Today we celebrate our tenth year of hosting a pot-luck Thanksgiving feast for friends: mostly seniors, who otherwise would be alone today. Traditionally, Thanksgiving is a day when people gather with their families, enjoy camaraderie, storytelling, music, football games on television, and too much food centered around roast turkey, as demonstrated by my friend, the Swedish Chef, and his uncle, here:
It is unfortunate that because the U.S. Thanksgiving holiday is so close to Christmas (I think the Canadians got it right when they celebrate the holiday in October), that families who are separated geographically do not get together at Thanksgiving if they must make a forced choice on which holiday to choose to gather. Thus, about 90 people we know do not have an opportunity today to get together with their respective families. But we are happy to serve as a substitute this Thanksgiving Day.
Throughout the day today, my own family will pick up senior friends and bring them to our home. Our friends bring with them some food item that they made or bought. Their contributions range from appetizers to vegetables to breads to desserts. Or, some may have contributed plastic utensils, paper products, or even trash bags (goodness knows we need them!) All of this was organized this year by the world’s #1 logistician, a senior bud and terrific planner.
Our senior friends come in “shifts” and at any given time, we may have 20 to 30 guests, being tended to by about ten of my family (siblings, nieces, and nephews). All I do is cook two turkeys the day before, and two on Thanksgiving Day. I rotate the turkey to the carving board and then warming trays throughout the day. And that’s really all I have to do, food-wise: cook four turkeys. Everything else is provided in abundance by our visitors.
We laugh, listen to the piano, talk, smile, share, and enjoy rich camaraderie among one another. And, about every two hours, we stop the festivities for a while and conduct one of my family traditions. We hold hands and go around the room and ask each person to Give Thanks to someone for something. I have spent hours composing my Thanksgiving Messages, which I anticipate with great hope will be well-received, as they are truly heart-felt.
By the end of the day, when my family helpers, my partner, and I have cleaned up the worst of it, disposed of the mess, and put what needs to be discarded in bags or boxes in the garage (which we will recycle, compost, or take to the dump tomorrow), we give my family helpers a small gift to thank them. My partner is terrific in finding just the right gift to give to them. Then, after they leave, my partner and I turn down the lights, turn on the piano one last time, and give each other a card. This is our tradition. We turn to one another, hold hands, look into each other’s eyes, and say why we are thankful this year.

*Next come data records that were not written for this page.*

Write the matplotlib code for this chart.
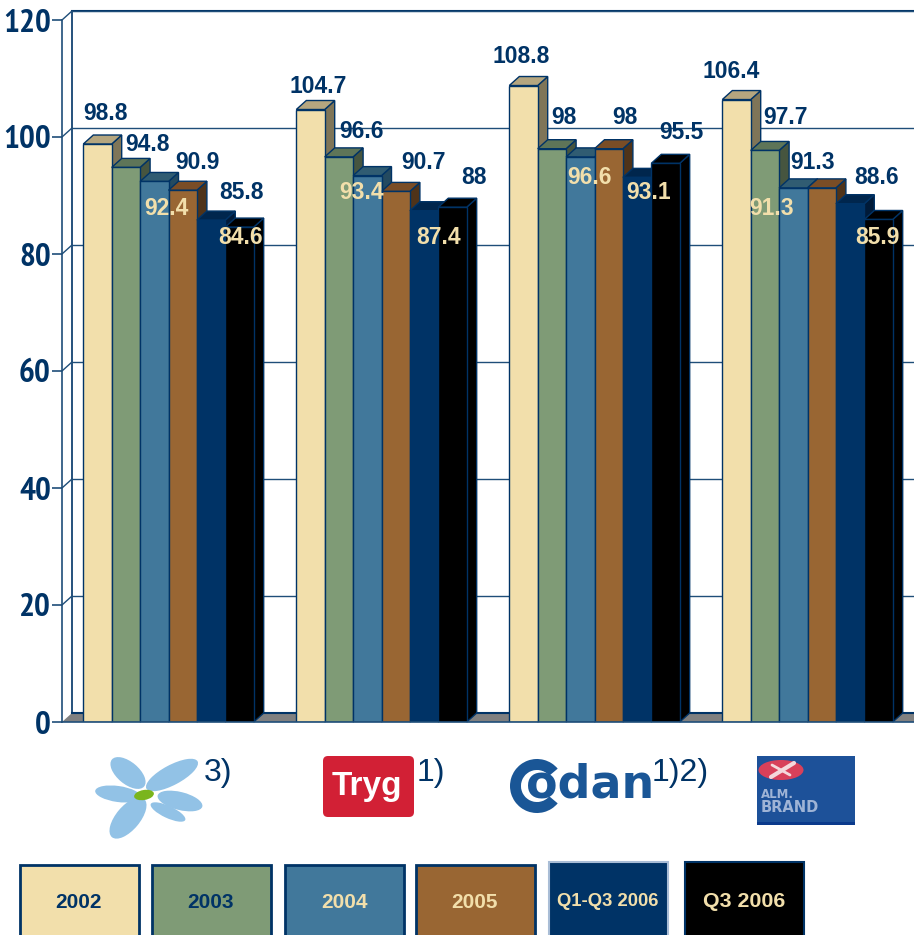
import matplotlib
matplotlib.use('Agg')
import matplotlib.pyplot as plt
from matplotlib.patches import Rectangle, Polygon, Ellipse, Wedge, FancyBboxPatch

# Combined ratio per company and period
series_names = ['2002', '2003', '2004', '2005', 'Q1-Q3 2006', 'Q3 2006']
topdanmark = [98.8, 94.8, 92.4, 90.9, 85.8, 84.6]
tryg = [104.7, 96.6, 93.4, 90.7, 87.4, 88]
codan = [108.8, 98, 96.6, 98, 93.1, 95.5]
almbrand = [106.4, 97.7, 91.3, 91.3, 88.6, 85.9]
companies = [topdanmark, tryg, codan, almbrand]
yticks = [0, 20, 40, 60, 80, 100, 120]

NAVY = '#003366'
CREAM = '#F2DFAB'
front_cols = ['#F2DFAB', '#7F9B76', '#41789B', '#996633', '#003366', '#000000']
top_cols = ['#B5A67F', '#5E7558', '#305C72', '#7A4D26', '#00264D', '#000000']
side_cols = ['#7F7558', '#46553F', '#244A60', '#4F3319', '#001A38', '#000000']

# label centres in picture pixels, same order as the data
label_xy = [
    [(106, 112), (148, 143), (166, 207), (197, 161), (241, 191), (241, 236)],
    [(318, 85), (362, 130), (362, 191), (424, 161), (439, 236), (474, 176)],
    [(521, 55), (564, 116), (589, 176), (625, 116), (649, 191), (681, 131)],
    [(731, 70), (785, 116), (772, 207), (813, 161), (877, 176), (877, 236)],
]
label_cols_all = [
    [NAVY, NAVY, CREAM, NAVY, NAVY, CREAM],
    [NAVY, NAVY, CREAM, NAVY, CREAM, NAVY],
    [NAVY, NAVY, CREAM, NAVY, CREAM, NAVY],
    [NAVY, NAVY, CREAM, NAVY, NAVY, CREAM],
]

W, H = 914, 935
plt.rcParams['font.family'] = 'Liberation Sans'

fig = plt.figure(figsize=(W / 100, H / 100), dpi=100)
ax = fig.add_axes([62 / W, 1 - 722 / H, 852 / W, 702 / H])
ax.set_xlim(0, 4)
ax.set_ylim(0, 120)

# depth of the fake 3d, in data units
dx = 10 / 213
dy = 9 / 5.85
bar_w = 28.4 / 213

# floor and back wall
ax.add_patch(Polygon([(0, 0), (dx, dy), (4.1, dy), (4.1, 0)], closed=True, fc='#808080',
                     ec='none', clip_on=False, zorder=1))
ax.plot([dx, 4.1], [dy, dy], color=NAVY, lw=1.5, zorder=1.5, clip_on=False)
ax.plot([dx, dx], [dy, 120 + dy], color=NAVY, lw=1.2, clip_on=False, zorder=1.5)
ax.plot([dx, 4.1], [120 + dy, 120 + dy], color=NAVY, lw=1.5, clip_on=False, zorder=1.5)
for t in yticks[1:]:
    ax.plot([0, dx], [t, t + dy], color='#1F4E79', lw=1, clip_on=False, zorder=1.5)
    ax.plot([dx, 4.1], [t + dy, t + dy], color='#1F4E79', lw=1, clip_on=False, zorder=1.5)

# bars, left to right so each front hides the side of the one before
z = 2
for i, vals in enumerate(companies):
    start = i + 0.5 - 3 * bar_w
    for j, v in enumerate(vals):
        x0 = start + j * bar_w
        x1 = x0 + bar_w
        ax.add_patch(Polygon([(x1, 0), (x1 + dx, dy), (x1 + dx, v + dy), (x1, v)], closed=True,
                             fc=side_cols[j], ec=NAVY, lw=1, zorder=z, clip_on=False))
        ax.add_patch(Polygon([(x0, v), (x0 + dx, v + dy), (x1 + dx, v + dy), (x1, v)], closed=True,
                             fc=top_cols[j], ec=NAVY, lw=1, zorder=z, clip_on=False))
        ax.bar(x0, v, width=bar_w, align='edge', color=front_cols[j], edgecolor=NAVY, lw=1, zorder=z + 0.5)
        z += 1

ax.set_yticks(yticks)
ax.set_yticklabels([str(t) for t in yticks], fontsize=24, fontweight='bold', color=NAVY,
                   family=['PT Sans Narrow', 'Liberation Sans'])
ax.set_xticks([])
ax.tick_params(axis='y', length=7, width=1.2, color='#1F4E79', pad=1)
for s in ['top', 'right']:
    ax.spines[s].set_visible(False)
ax.spines['left'].set_color('#1F4E79')
ax.spines['left'].set_linewidth(1.2)
ax.spines['bottom'].set_color('#1F4E79')
ax.spines['bottom'].set_linewidth(1.2)
ax.spines['bottom'].set_zorder(200)

# overlay in picture pixels for labels, logos and legend boxes
ov = fig.add_axes([0, 0, 1, 1], facecolor='none')
ov.set_xlim(0, W)
ov.set_ylim(H, 0)
ov.axis('off')

for i, vals in enumerate(companies):
    for j, v in enumerate(vals):
        px, py = label_xy[i][j]
        ov.text(px, py + 1.5, '%g' % v, color=label_cols_all[i][j], fontsize=16.5, fontweight='bold',
                ha='center', va='center')

# flower logo
petal = '#92C2E6'
for cx, cy, a, b, ang in [(172, 775, 58, 20, -28), (128, 773, 42, 22, 40), (118, 794, 46, 16, 8),
                          (180, 801, 46, 18, 14), (128, 818, 50, 24, -50), (168, 812, 38, 12, 25)]:
    ov.add_patch(Ellipse((cx, cy), a, b, angle=ang, fc=petal, ec='none'))
ov.add_patch(Ellipse((144, 795), 20, 10, angle=-10, fc='#7AB51D', ec='none'))
ov.text(204, 773, '3)', fontsize=23, color=NAVY, ha='left', va='center')

# Tryg logo
ov.add_patch(FancyBboxPatch((323, 756), 91, 61, boxstyle='round,pad=0,rounding_size=5',
                            fc='#D22035', ec='none'))
ov.text(367, 786, 'Tryg', fontsize=24, fontweight='bold', color='white', ha='center', va='center')
ov.text(417, 773, '1)', fontsize=23, color=NAVY, ha='left', va='center')

# Codan logo
ov.add_patch(Wedge((537, 786), 27, 40, 320, width=11, fc='#1A5696', ec='none'))
ov.text(526, 798, 'odan', fontsize=33, fontweight='bold', color='#1A5696', family='DejaVu Sans',
        ha='left', va='baseline')
ov.text(652, 773, '1)2)', fontsize=23, color=NAVY, ha='left', va='center')

# Alm. Brand logo
ov.add_patch(Rectangle((757, 756), 98, 69, fc='#1D5199', ec='none'))
ov.add_patch(Rectangle((757, 822), 98, 3, fc='#0B3A8C', ec='none'))
ov.add_patch(Ellipse((781, 770), 45, 20, fc='#D8405A', ec='none'))
ov.plot([771, 794], [777, 763], color='#F4D8DC', lw=3, solid_capstyle='round')
ov.plot([772, 790], [765, 775], color='#F4D8DC', lw=2, solid_capstyle='round')
ov.text(761, 795, 'ALM.', fontsize=8.5, fontweight='bold', color='#9FB4D6', family='DejaVu Sans', va='center')
ov.text(761, 808, 'BRAND', fontsize=10.5, fontweight='bold', color='#9FB4D6', family='DejaVu Sans', va='center')

# legend boxes, they run off the bottom of the picture
box_x = [20, 152, 285, 416, 549, 685]
box_y = [865, 865, 865, 865, 862, 862]
box_ec = [NAVY, NAVY, NAVY, NAVY, '#A9BDD6', NAVY]
text_c = [NAVY, NAVY, CREAM, CREAM, CREAM, CREAM]
text_s = [15, 15, 15, 15, 13.3, 15.4]
for j, name in enumerate(series_names):
    ov.add_patch(Rectangle((box_x[j], box_y[j]), 119, 90, fc=front_cols[j], ec=box_ec[j],
                           lw=2 if j < 4 else 1.5))
    ov.text(box_x[j] + 59, 903 + (box_y[j] - 865) * 0.4, name, color=text_c[j], fontsize=text_s[j],
            fontweight='bold', ha='center', va='center')

fig.savefig('out.png', dpi=100, facecolor='white')
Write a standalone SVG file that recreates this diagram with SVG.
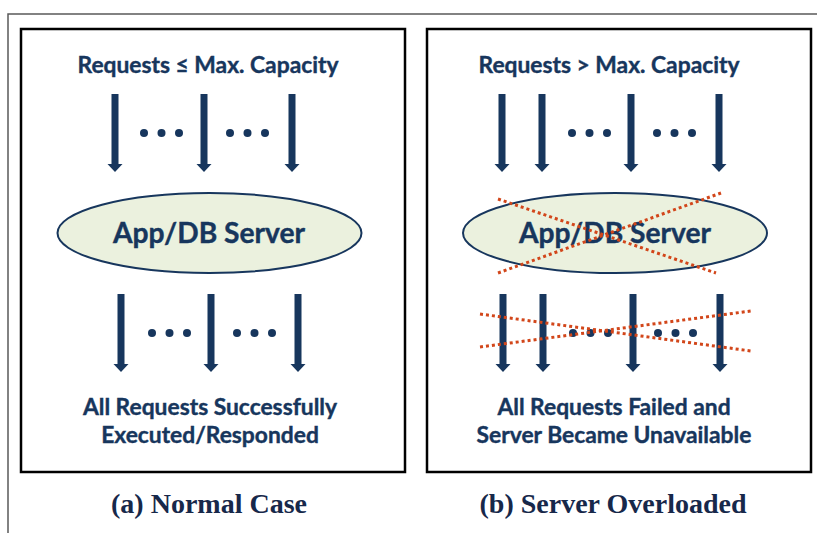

Some people think that this huge all-day pot-luck Thanksgiving event is a big deal and a hassle. Actually, after ten years, we have gotten it down to a science. With everyone’s help and organization, things roll along very smoothly. it is an American expression to say, “it was a piece of cake” when referring to accomplishing a task easily. In this case, we say, “it was a piece of pie” because everyone knows that pie is the dessert of choice on Thanksgiving (not cake.)
Life is short: show those you love that you love them. Happy Thanksgiving, everyone, everywhere!